Annual Best Buddies Ball Rolls to a Glitzy Finale
Monday, October 20, 2008
Back before the dinner performances by Kenny G and Cirque du Soleil under purple and teal stage lights in colossal satin-draped tents, before the open bar encircling three stuffed peacocks in an iron gazebo, before Miss Universe and Robert De Niro came to mingle, the Best Buddies Ball was hardly one of Washington's glitziest charity events.
The inaugural benefit two decades ago was just a low-key dinner hosted by a Georgetown undergraduate to support his fledgling charity that would pair people with intellectual disabilities with friends and mentors. The earnest student was Anthony Kennedy Shriver, the dinner party was at his famous parents' Potomac estate, and the rest is history.
Since then, Best Buddies has become a massive international nonprofit organization with 1,300 chapters across the country and on six continents. The annual ball, held at the home of Sargent and Eunice Kennedy Shriver, has morphed into one of the hottest galas on Washington's social calendar, attracting politicians and celebrities, industry titans and technology moguls, as well as dozens from the Kennedy clan.
On Saturday night, more than 900 guests gathered in black tie under backyard tents at the Shriver estate and bade farewell in opulent fashion to the Best Buddies Ball, held for the final time. The Shrivers have put their home on the market -- the 16,000-square-foot Georgian manse is listed at $11.8 million -- and their son plans to replace the annual gala with a D.C. cycling challenge.
Anthony Shriver, 43, who emcees each year, said he will miss the ball, adding "we're definitely going to go out on top."
"I didn't want this thing to become stale . . . or become this Washington event that went on and on and on," said Shriver, who works full time as chairman of Best Buddies. "After 20 years of success, you've got to reinvent yourself."
Saturday's finale provided Best Buddies its largest haul yet. The ball raised $3.35 million in ticket sales (starting at $600 a head) and auction revenue (Randy Jackson auctioned four backstage passes to "American Idol" for $64,000, while Kenny G's saxophone went for $9,000).
The event honored Sheikha Mozah Bint Nasser Al Missned, consort of the emir of Qatar, who founded a center for special-needs children in her wealthy and fast-growing country. She is credited with raising awareness of intellectually disabled people, who had been hidden in her society.
"They are the true leaders," she said in accepting a leadership award.
The evening had a Middle Eastern flair, with a menu of seared sea scallops, lamb shank and baklava tart garnished with figs and pistachios. Fuchsia, gold and turquoise fabric draped the ceiling of the dinner tent, and dramatic lighting bathed about 100 round tables and their centerpieces of roses.
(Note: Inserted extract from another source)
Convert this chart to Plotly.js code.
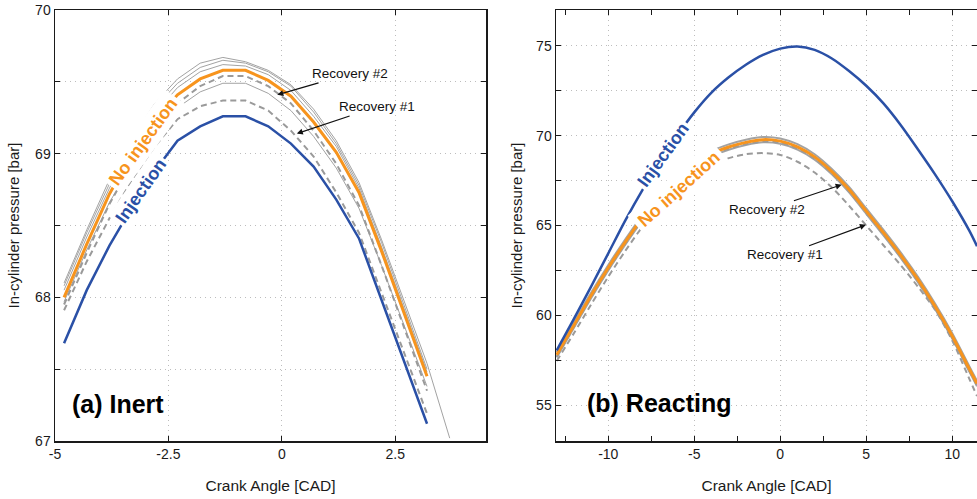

The Best Buddies Ball only recently took on a global flair. The early balls were less glamorous. For one, Anthony Shriver rented a cheap tent, and it started to fall down as a pouring rain drenched the event. Organizers drove out to buy umbrellas and ponchos for the guests. "The tables were literally sinking into the ground," recalled Lisa Derx, a vice president at Best Buddies.
Every year has a theme. Once, Indy 500 race cars were displayed in the tent and each guest got an unusual gift: a quart of oil.